Reproduce exactly the lines below, from the first one through the line containing "-1.14, -4.00, -2.46, -1.14, -0.29, -0.34, -0.46, -0.80]", and omit any pictures.

──────── Supplied information

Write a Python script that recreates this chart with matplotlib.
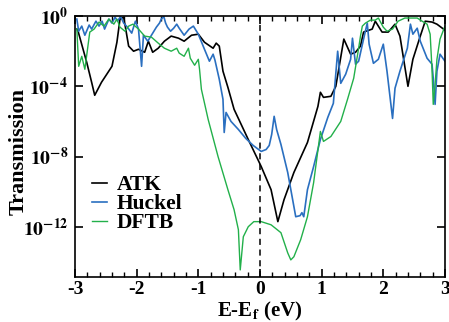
import numpy as np
import matplotlib
matplotlib.use("Agg")
import matplotlib.pyplot as plt
from matplotlib.ticker import FixedLocator, MultipleLocator, NullLocator

plt.rcParams['font.family'] = 'Liberation Serif'
plt.rcParams['font.weight'] = 'bold'
plt.rcParams['mathtext.fontset'] = 'stix'
plt.rcParams['mathtext.default'] = 'bf'

# energy (eV) and log10(transmission)
atk_e = [-2.97, -2.95, -2.81, -2.73, -2.68, -2.57, -2.40, -2.32, -2.27, -2.21,
         -2.13, -2.05, -1.97, -1.87, -1.81, -1.74, -1.65, -1.55, -1.44, -1.32,
         -1.23, -1.11, -1.00, -0.90, -0.76, -0.71, -0.66, -0.60, -0.52, -0.42,
         -0.19, 0.02, 0.18, 0.29, 0.39, 0.55, 0.77, 0.94, 0.98, 1.03, 1.15,
         1.23, 1.36, 1.47, 1.55, 1.63, 1.68, 1.82, 1.87, 1.98, 2.08, 2.19,
         2.27, 2.40, 2.48, 2.60, 2.68, 2.79, 2.87, 3.00]
atk_log = [-0.74, -0.86, -2.63, -3.77, -4.51, -3.77, -2.86, -1.49, -0.17, -0.06,
           -1.71, -2.00, -1.89, -2.06, -1.43, -2.06, -1.83, -1.43, -1.14, -1.26,
           -1.43, -1.09, -1.03, -1.49, -1.83, -1.54, -1.71, -3.14, -4.06, -5.31,
           -7.03, -8.57, -9.89, -11.71, -10.46, -8.91, -7.20, -5.14, -4.34, -4.63, -4.57,
           -4.00, -1.31, -2.17, -2.06, -1.71, -0.91, -0.74, -0.29, -0.91, -0.91, -0.46,
           -1.14, -4.00, -2.46, -1.14, -0.29, -0.34, -0.46, -0.80]

huckel_e = [-2.97, -2.94, -2.89, -2.84, -2.77, -2.73, -2.66, -2.61, -2.56, -2.52,
            -2.45, -2.40, -2.35, -2.31, -2.26, -2.21, -2.15, -2.08, -2.02, -1.97,
            -1.92, -1.89, -1.82, -1.76, -1.68, -1.63, -1.60, -1.56, -1.53, -1.50,
            -1.45, -1.40, -1.35, -1.31, -1.23, -1.15, -1.08, -1.00, -0.90, -0.82,
            -0.76, -0.73, -0.66, -0.60, -0.58, -0.55, -0.47, -0.35, -0.23, -0.11,
            0.02, 0.10, 0.15, 0.19, 0.23, 0.27, 0.34, 0.45, 0.53, 0.58, 0.65,
            0.68, 0.71, 0.77, 0.87, 0.98, 1.10, 1.19, 1.26, 1.31, 1.39, 1.47,
            1.50, 1.55, 1.60, 1.68, 1.74, 1.77, 1.84, 1.92, 2.00, 2.06, 2.15,
            2.19, 2.27, 2.39, 2.44, 2.48, 2.55, 2.60, 2.71, 2.79, 2.81, 2.84,
            2.87, 2.92, 3.00]
huckel_log = [-0.17, -0.86, -0.57, -1.09, -0.51, -0.74, -0.29, -0.57, -0.29, -0.74,
              -0.17, -0.40, -0.06, -0.29, -0.02, -0.40, -0.63, -0.97, -0.29, -0.74,
              -2.86, -1.09, -1.43, -1.09, -0.63, -0.40, -0.17, -0.02, -0.40, -0.63,
              -0.86, -0.69, -0.46, -0.69, -1.09, -0.74, -0.57, -1.03, -1.89, -2.57,
              -2.17, -2.51, -3.60, -4.74, -6.63, -5.49, -6.00, -6.46, -6.97, -7.37,
              -7.71, -7.60, -7.37, -6.74, -5.71, -6.46, -7.31, -8.91, -10.46, -11.43, -11.37,
              -11.20, -11.43, -9.89, -8.57, -7.03, -5.77, -4.97, -2.00, -3.83, -3.31, -2.46,
              -1.26, -2.74, -2.57, -1.31, -0.40, -1.60, -2.69, -2.46, -1.60, -3.14, -5.83,
              -4.11, -3.14, -1.83, -0.46, -1.03, -0.69, -1.43, -2.40, -2.74, -3.54, -5.03,
              -3.14, -2.17, -2.57]

dftb_e = [-2.97, -2.94, -2.89, -2.84, -2.76, -2.69, -2.61, -2.53, -2.45, -2.37,
          -2.32, -2.27, -2.19, -2.13, -2.06, -1.97, -1.87, -1.76, -1.65, -1.55,
          -1.44, -1.35, -1.31, -1.23, -1.16, -1.13, -1.06, -1.00, -0.98, -0.95,
          -0.84, -0.68, -0.52, -0.42, -0.35, -0.32, -0.27, -0.19, -0.10, 0.02,
          0.18, 0.34, 0.45, 0.50, 0.55, 0.66, 0.77, 0.87, 0.98, 1.03, 1.15,
          1.31, 1.42, 1.52, 1.60, 1.63, 1.66, 1.71, 1.79, 1.87, 1.92, 2.00,
          2.06, 2.15, 2.24, 2.35, 2.44, 2.55, 2.63, 2.71, 2.76, 2.79, 2.81,
          2.84, 2.87, 2.92, 3.00]
dftb_log = [-0.74, -2.86, -2.29, -3.03, -0.91, -0.74, -0.34, -0.57, -0.17, -0.46,
            -0.17, -0.63, -0.86, -0.57, -0.46, -0.74, -1.14, -1.20, -1.54, -1.83,
            -2.00, -1.83, -2.11, -2.29, -1.83, -2.40, -2.80, -2.46, -3.03, -4.17,
            -5.89, -8.00, -9.89, -11.03, -12.17, -14.46, -12.57, -12.00, -11.71, -11.71,
            -11.89, -12.34, -13.49, -13.89, -13.71, -12.74, -11.43, -9.49, -6.57, -7.14, -6.86,
            -6.00, -4.74, -3.54, -1.83, -1.14, -0.57, -0.40, -0.23, -0.23, -0.11, -0.63,
            -0.86, -0.74, -0.29, -0.11, -0.11, -0.11, -0.29, -0.46, -1.03, -3.03, -5.03,
            -3.89, -2.46, -1.31, -0.57]

fig = plt.figure(figsize=(4.49, 3.22), dpi=100)
ax = fig.add_axes([0.167, 0.140, 0.824, 0.810])

ax.plot(atk_e, 10.0 ** np.array(atk_log), color='black', lw=1.2, label='ATK')
ax.plot(huckel_e, 10.0 ** np.array(huckel_log), color='#2a6fc0', lw=1.2, label='Huckel')
ax.plot(dftb_e, 10.0 ** np.array(dftb_log), color='#22b04a', lw=1.0, label='DFTB')
ax.axvline(0, color='black', ls=(0, (4, 3)), lw=1.1)

ax.set_yscale('log')
ax.set_xlim(-3, 3)
ax.set_ylim(10 ** -14.86, 1.0)
ax.yaxis.set_major_locator(FixedLocator([1e0, 1e-4, 1e-8, 1e-12]))
ax.yaxis.set_minor_locator(NullLocator())
ax.set_yticklabels([r'$\mathbf{10^{0}}$', r'$\mathbf{10^{-4}}$',
                    r'$\mathbf{10^{-8}}$', r'$\mathbf{10^{-12}}$'], fontsize=14)
ax.xaxis.set_major_locator(MultipleLocator(1))
ax.xaxis.set_minor_locator(MultipleLocator(0.2))
ax.tick_params(which='both', direction='in', top=True, right=True, labelsize=14)
ax.tick_params(axis='x', pad=3)
ax.tick_params(axis='y', pad=5)
ax.tick_params(which='major', length=6, width=1.2)
ax.tick_params(which='minor', length=3.5, width=1.0)
for s in ax.spines.values():
    s.set_linewidth(1.2)

ax.set_xticks([-3, -2, -1, 0, 1, 2, 3])
ax.set_xticklabels(['-3', '-2', '-1', '0', '1', '2', '3'], fontweight='bold')
ax.set_xlabel(r'E-E$_\mathbf{f}$ (eV)', fontsize=15, fontweight='bold', labelpad=1)
ax.set_ylabel('Transmission', fontsize=16, fontweight='bold')
ax.yaxis.set_label_coords(-0.125, 0.48)

ax.legend(loc='lower left', bbox_to_anchor=(0.022, 0.135), frameon=False,
          prop={'size': 15.5, 'weight': 'bold'}, handlelength=0.7,
          handletextpad=0.45, labelspacing=-0.05, borderaxespad=0)

fig.savefig('out.png', dpi=100)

────────────────

# Expected answer:
Write a Python script that recreates this chart with matplotlib.
import numpy as np
import matplotlib
matplotlib.use("Agg")
import matplotlib.pyplot as plt
from matplotlib.ticker import FixedLocator, MultipleLocator, NullLocator

plt.rcParams['font.family'] = 'Liberation Serif'
plt.rcParams['font.weight'] = 'bold'
plt.rcParams['mathtext.fontset'] = 'stix'
plt.rcParams['mathtext.default'] = 'bf'

# energy (eV) and log10(transmission)
atk_e = [-2.97, -2.95, -2.81, -2.73, -2.68, -2.57, -2.40, -2.32, -2.27, -2.21,
         -2.13, -2.05, -1.97, -1.87, -1.81, -1.74, -1.65, -1.55, -1.44, -1.32,
         -1.23, -1.11, -1.00, -0.90, -0.76, -0.71, -0.66, -0.60, -0.52, -0.42,
         -0.19, 0.02, 0.18, 0.29, 0.39, 0.55, 0.77, 0.94, 0.98, 1.03, 1.15,
         1.23, 1.36, 1.47, 1.55, 1.63, 1.68, 1.82, 1.87, 1.98, 2.08, 2.19,
         2.27, 2.40, 2.48, 2.60, 2.68, 2.79, 2.87, 3.00]
atk_log = [-0.74, -0.86, -2.63, -3.77, -4.51, -3.77, -2.86, -1.49, -0.17, -0.06,
           -1.71, -2.00, -1.89, -2.06, -1.43, -2.06, -1.83, -1.43, -1.14, -1.26,
           -1.43, -1.09, -1.03, -1.49, -1.83, -1.54, -1.71, -3.14, -4.06, -5.31,
           -7.03, -8.57, -9.89, -11.71, -10.46, -8.91, -7.20, -5.14, -4.34, -4.63, -4.57,
           -4.00, -1.31, -2.17, -2.06, -1.71, -0.91, -0.74, -0.29, -0.91, -0.91, -0.46,
           -1.14, -4.00, -2.46, -1.14, -0.29, -0.34, -0.46, -0.80]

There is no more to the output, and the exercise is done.